I don’t know about anyone else, but I rather object to cutting down trees, which most people think are good, to turn them into wood pulp, which even the customers don’t like. It is necessary to
pay bribes discount the price to the customers so that they will buy the stuff.
Jon Kudelka has taken a wider view of the situation and decided there is an up-side. Those society matrons with their blue rinses in Bennalong who like a dozen on the shell, can play Russian Roulette with their designer luncheons.
Picture yourself washing down a fresh Tasmanian oyster with a crisp white wine while you watch the sun set over the beautiful rolling hills of a Tamar Valley winery.

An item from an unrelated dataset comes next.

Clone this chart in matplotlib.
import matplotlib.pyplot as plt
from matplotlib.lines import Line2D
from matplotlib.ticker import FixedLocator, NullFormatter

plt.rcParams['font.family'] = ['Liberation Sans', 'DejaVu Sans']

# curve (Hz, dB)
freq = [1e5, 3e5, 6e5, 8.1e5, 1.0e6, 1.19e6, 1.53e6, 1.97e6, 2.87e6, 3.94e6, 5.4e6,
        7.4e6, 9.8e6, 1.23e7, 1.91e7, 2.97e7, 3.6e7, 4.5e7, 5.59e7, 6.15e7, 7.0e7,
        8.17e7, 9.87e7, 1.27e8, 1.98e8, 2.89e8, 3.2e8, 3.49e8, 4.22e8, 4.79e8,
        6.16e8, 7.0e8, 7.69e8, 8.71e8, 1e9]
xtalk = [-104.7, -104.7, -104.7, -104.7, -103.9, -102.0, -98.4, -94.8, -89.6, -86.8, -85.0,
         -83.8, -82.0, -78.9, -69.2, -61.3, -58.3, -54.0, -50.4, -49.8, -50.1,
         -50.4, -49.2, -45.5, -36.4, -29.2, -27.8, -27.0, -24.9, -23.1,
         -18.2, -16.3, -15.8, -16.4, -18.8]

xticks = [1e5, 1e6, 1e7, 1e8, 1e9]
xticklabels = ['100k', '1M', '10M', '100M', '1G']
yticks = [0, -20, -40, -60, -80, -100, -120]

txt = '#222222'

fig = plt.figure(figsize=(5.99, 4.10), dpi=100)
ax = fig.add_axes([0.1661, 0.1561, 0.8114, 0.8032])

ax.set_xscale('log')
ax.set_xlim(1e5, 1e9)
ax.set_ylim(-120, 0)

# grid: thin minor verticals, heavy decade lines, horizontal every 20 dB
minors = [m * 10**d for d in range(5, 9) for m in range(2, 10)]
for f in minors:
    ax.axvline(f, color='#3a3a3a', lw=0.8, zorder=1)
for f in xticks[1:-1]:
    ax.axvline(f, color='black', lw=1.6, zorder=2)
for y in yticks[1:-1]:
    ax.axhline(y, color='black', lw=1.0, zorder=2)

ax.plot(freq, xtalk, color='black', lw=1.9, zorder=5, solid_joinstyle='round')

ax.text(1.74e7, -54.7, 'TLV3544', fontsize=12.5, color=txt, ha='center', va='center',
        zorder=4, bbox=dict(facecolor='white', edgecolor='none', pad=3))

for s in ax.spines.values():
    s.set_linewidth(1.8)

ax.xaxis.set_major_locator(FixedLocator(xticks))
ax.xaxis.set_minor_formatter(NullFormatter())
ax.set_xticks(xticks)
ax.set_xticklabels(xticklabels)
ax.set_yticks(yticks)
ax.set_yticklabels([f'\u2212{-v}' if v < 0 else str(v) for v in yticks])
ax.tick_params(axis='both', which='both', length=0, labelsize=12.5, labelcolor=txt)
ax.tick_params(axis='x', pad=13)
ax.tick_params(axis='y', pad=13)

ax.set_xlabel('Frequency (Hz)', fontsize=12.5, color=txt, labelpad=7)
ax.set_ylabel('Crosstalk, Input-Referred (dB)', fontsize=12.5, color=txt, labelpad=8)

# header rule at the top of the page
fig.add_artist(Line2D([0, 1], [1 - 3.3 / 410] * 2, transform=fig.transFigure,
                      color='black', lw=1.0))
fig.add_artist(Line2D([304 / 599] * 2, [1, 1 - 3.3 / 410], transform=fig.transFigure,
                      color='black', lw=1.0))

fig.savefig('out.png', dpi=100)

Luckily, Tasmanian tourism is going to receive an overdue injection of adrenaline in the near future. Instead of endless tracts of pristine this and untouched that, you’ll be able to watch it all get chopped down and turned into pulp.

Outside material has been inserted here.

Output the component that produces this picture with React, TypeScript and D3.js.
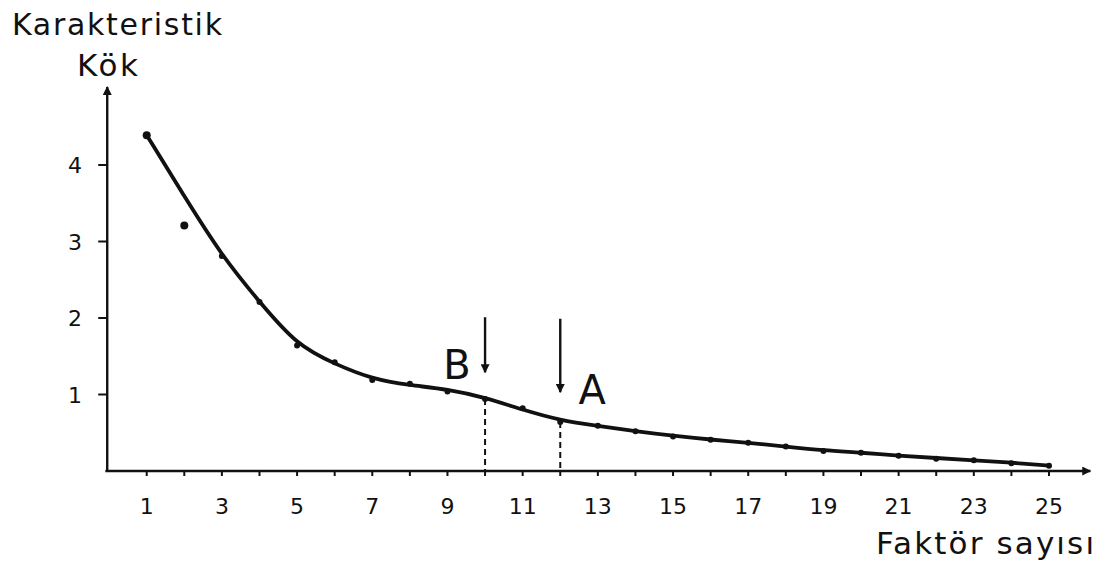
import React, { useEffect, useRef } from "react";
import * as d3 from "d3";

// scree plot data
const factors = [1, 2, 3, 4, 5, 6, 7, 8, 9, 10, 11, 12, 13, 14, 15, 16, 17, 18, 19, 20, 21, 22, 23, 24, 25];
const eigenValues = [4.39, 3.21, 2.81, 2.21, 1.64, 1.42, 1.19, 1.14, 1.04, 0.94, 0.82, 0.64, 0.59, 0.52, 0.45, 0.41, 0.37, 0.32, 0.26, 0.24, 0.2, 0.16, 0.14, 0.1, 0.07];
// hand-drawn smoothing line (passes above the factor 2 point)
const curveValues = [4.39, 3.59, 2.81, 2.21, 1.64, 1.4, 1.2, 1.12, 1.07, 0.96, 0.8, 0.66, 0.59, 0.52, 0.46, 0.41, 0.37, 0.32, 0.27, 0.24, 0.2, 0.17, 0.14, 0.11, 0.07];
const xTickLabels = [1, 3, 5, 7, 9, 11, 13, 15, 17, 19, 21, 23, 25];
const yTickLabels = [1, 2, 3, 4];
const markers = [
  { label: "B", factor: 10, from: 2.01, to: 1.29, labelFactor: 9.25, labelValue: 1.2, cut: 0.94 },
  { label: "A", factor: 12, from: 1.99, to: 1.03, labelFactor: 12.85, labelValue: 0.88, cut: 0.64 },
];

const FONT = "'DejaVu Sans', 'Liberation Sans', sans-serif";

const App = () => {
  const svgRef = useRef<SVGSVGElement>(null);

  useEffect(() => {
    const width = 1108;
    const height = 562;
    const svg = d3.select(svgRef.current).attr("width", width).attr("height", height);
    svg.selectAll("*").remove();

    const x = d3.scaleLinear().domain([1, 25]).range([146.7, 1049]);
    const y = d3.scaleLinear().domain([0, 4]).range([471, 165]);

    const defs = svg.append("defs");
    defs
      .append("marker")
      .attr("id", "head")
      .attr("viewBox", "0 0 10 10")
      .attr("refX", 9)
      .attr("refY", 5)
      .attr("markerWidth", 10)
      .attr("markerHeight", 9)
      .attr("markerUnits", "userSpaceOnUse")
      .attr("orient", "auto")
      .append("path")
      .attr("d", "M0,0 L10,5 L0,10 Z")
      .attr("fill", "#111");

    // axes
    svg
      .append("line")
      .attr("x1", x(-0.1))
      .attr("x2", x(26.1))
      .attr("y1", y(0))
      .attr("y2", y(0))
      .attr("stroke", "#111")
      .attr("stroke-width", 2.4)
      .attr("marker-end", "url(#head)");
    svg
      .append("line")
      .attr("x1", x(-0.05))
      .attr("x2", x(-0.05))
      .attr("y1", y(0) + 1)
      .attr("y2", y(5.02))
      .attr("stroke", "#111")
      .attr("stroke-width", 2.4)
      .attr("marker-end", "url(#head)");

    svg
      .append("g")
      .selectAll("line")
      .data(factors)
      .join("line")
      .attr("x1", (d) => x(d))
      .attr("x2", (d) => x(d))
      .attr("y1", y(0))
      .attr("y2", y(0) + 5)
      .attr("stroke", "#111")
      .attr("stroke-width", 2);

    svg
      .append("g")
      .selectAll("text")
      .data(xTickLabels)
      .join("text")
      .attr("x", (d) => x(d))
      .attr("y", 514)
      .attr("text-anchor", "middle")
      .attr("font-family", FONT)
      .attr("font-size", 22)
      .attr("fill", "#111")
      .text((d) => d);

    svg
      .append("g")
      .selectAll("line")
      .data(yTickLabels)
      .join("line")
      .attr("x1", x(-0.05) - 9)
      .attr("x2", x(-0.05))
      .attr("y1", (d) => y(d))
      .attr("y2", (d) => y(d))
      .attr("stroke", "#111")
      .attr("stroke-width", 2);

    svg
      .append("g")
      .selectAll("text")
      .data(yTickLabels)
      .join("text")
      .attr("x", 82)
      .attr("y", (d) => y(d) + 8)
      .attr("text-anchor", "end")
      .attr("font-family", FONT)
      .attr("font-size", 22)
      .attr("fill", "#111")
      .text((d) => d);

    // axis titles
    svg
      .append("text")
      .attr("x", 12)
      .attr("y", 35)
      .attr("font-family", FONT)
      .attr("font-size", 30)
      .attr("textLength", 210)
      .attr("fill", "#111")
      .text("Karakteristik");
    svg
      .append("text")
      .attr("x", 77)
      .attr("y", 76)
      .attr("font-family", FONT)
      .attr("font-size", 31)
      .attr("textLength", 61)
      .attr("fill", "#111")
      .text("Kök");
    svg
      .append("text")
      .attr("x", 876)
      .attr("y", 554)
      .attr("font-family", FONT)
      .attr("font-size", 31)
      .attr("textLength", 218)
      .attr("fill", "#111")
      .text("Faktör sayısı");

    // dashed drops to the axis
    svg
      .append("g")
      .selectAll("line")
      .data(markers)
      .join("line")
      .attr("x1", (d) => x(d.factor))
      .attr("x2", (d) => x(d.factor))
      .attr("y1", (d) => y(d.cut))
      .attr("y2", y(0))
      .attr("stroke", "#111")
      .attr("stroke-width", 2)
      .attr("stroke-dasharray", "6 4");

    // smoothed line
    const line = d3
      .line<number>()
      .x((d, i) => x(factors[i]))
      .y((d) => y(d))
      .curve(d3.curveBasis);
    svg
      .append("path")
      .datum(curveValues)
      .attr("d", line)
      .attr("fill", "none")
      .attr("stroke", "#111")
      .attr("stroke-width", 3.8)
      .attr("stroke-linecap", "round");

    svg
      .append("g")
      .selectAll("circle")
      .data(eigenValues)
      .join("circle")
      .attr("cx", (d, i) => x(factors[i]))
      .attr("cy", (d) => y(d))
      .attr("r", (d, i) => (i < 2 ? 4 : 3))
      .attr("fill", "#111");

    // B / A arrows
    svg
      .append("g")
      .selectAll("line")
      .data(markers)
      .join("line")
      .attr("x1", (d) => x(d.factor))
      .attr("x2", (d) => x(d.factor))
      .attr("y1", (d) => y(d.from))
      .attr("y2", (d) => y(d.to))
      .attr("stroke", "#111")
      .attr("stroke-width", 2.4)
      .attr("marker-end", "url(#head)");

    svg
      .append("g")
      .selectAll("text")
      .data(markers)
      .join("text")
      .attr("x", (d) => x(d.labelFactor))
      .attr("y", (d) => y(d.labelValue))
      .attr("text-anchor", "middle")
      .attr("font-family", FONT)
      .attr("font-size", 40)
      .attr("fill", "#111")
      .text((d) => d.label);
  }, []);

  return <svg ref={svgRef} style={{ position: "absolute", left: 0, top: 0, background: "#fff" }}></svg>;
};

export default App;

THRILL to the logtruck derby where the only thing on the road more endangered than you is the native wildlife! GASP at the spectacular stench of fugitive mill emissions! RETCH as you tuck into a dioxin-laced oyster! The days when the most exciting thing about a Tasmanian holiday was wondering when the rain will stop are long gone.

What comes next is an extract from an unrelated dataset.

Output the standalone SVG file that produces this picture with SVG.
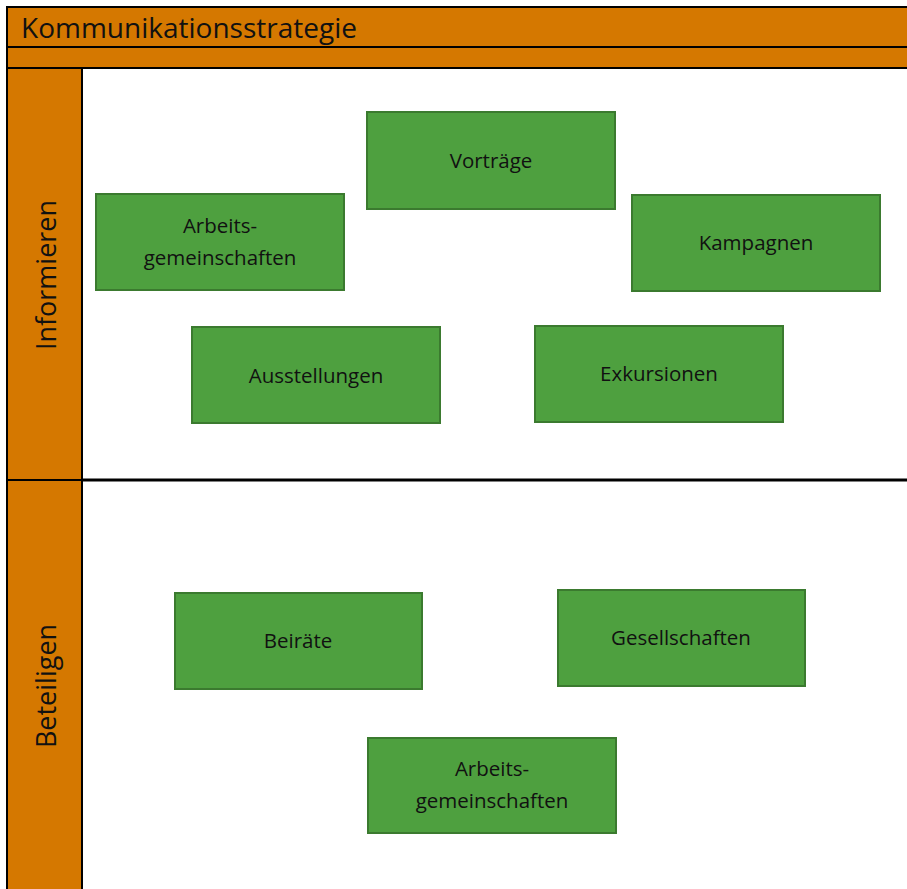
<svg xmlns="http://www.w3.org/2000/svg" width="907" height="889" viewBox="0 0 907 889">
<style>
.bar{fill:#D57800;stroke:#000;stroke-width:2}
.node rect{fill:#4EA03F;stroke:#3B7A2F;stroke-width:2}
.node text{font-family:"Open Sans","Noto Sans",sans-serif;font-size:20.5px;fill:#111;text-anchor:middle}
.title{font-family:"Open Sans","Noto Sans",sans-serif;font-size:28px;fill:#111}
.lane{font-family:"Open Sans","Noto Sans",sans-serif;font-size:27px;fill:#111;text-anchor:middle}
</style>
<rect width="907" height="889" fill="#fff"/>
<g id="header">
<rect class="bar" x="7" y="7" width="910" height="40"/>
<rect class="bar" x="7" y="47" width="910" height="21"/>
<text class="title" x="21" y="38">Kommunikationsstrategie</text>
</g>
<g id="lane-informieren">
<rect class="bar" x="7" y="68" width="75" height="412"/>
<text class="lane" transform="translate(56,275) rotate(-90)">Informieren</text>
</g>
<g id="lane-beteiligen">
<rect class="bar" x="7" y="480" width="75" height="420"/>
<line x1="82" y1="480" x2="907" y2="480" stroke="#000" stroke-width="3"/>
<text class="lane" transform="translate(56,686) rotate(-90)">Beteiligen</text>
</g>
<g id="connectors"></g>
<g id="n-vortraege" class="node"><rect x="367" y="112" width="248" height="97"/><text x="491" y="168">Vorträge</text></g>
<g id="n-ag1" class="node"><rect x="96" y="194" width="248" height="96"/><text x="220" y="233">Arbeits-</text><text x="220" y="265">gemeinschaften</text></g>
<g id="n-kampagnen" class="node"><rect x="632" y="195" width="248" height="96"/><text x="756" y="250">Kampagnen</text></g>
<g id="n-ausstellungen" class="node"><rect x="192" y="327" width="248" height="96"/><text x="316" y="383">Ausstellungen</text></g>
<g id="n-exkursionen" class="node"><rect x="535" y="326" width="248" height="96"/><text x="659" y="381">Exkursionen</text></g>
<g id="n-beiraete" class="node"><rect x="175" y="593" width="247" height="96"/><text x="298" y="648">Beiräte</text></g>
<g id="n-gesellschaften" class="node"><rect x="558" y="590" width="247" height="96"/><text x="681" y="645">Gesellschaften</text></g>
<g id="n-ag2" class="node"><rect x="368" y="738" width="248" height="95"/><text x="492" y="776">Arbeits-</text><text x="492" y="808">gemeinschaften</text></g>
</svg>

Humble fellow that he is, John can really only take credit for the pollution of Bass Strait as he left the approval for pulping the rest of Tasmania up to the state government where the only thing dodgier than the approvals process will be the local fisherman’s basket once the effluent starts flowing. No Save The Franklin fiascos for John – look at what a missed waterskiing opportunity that turned out to be.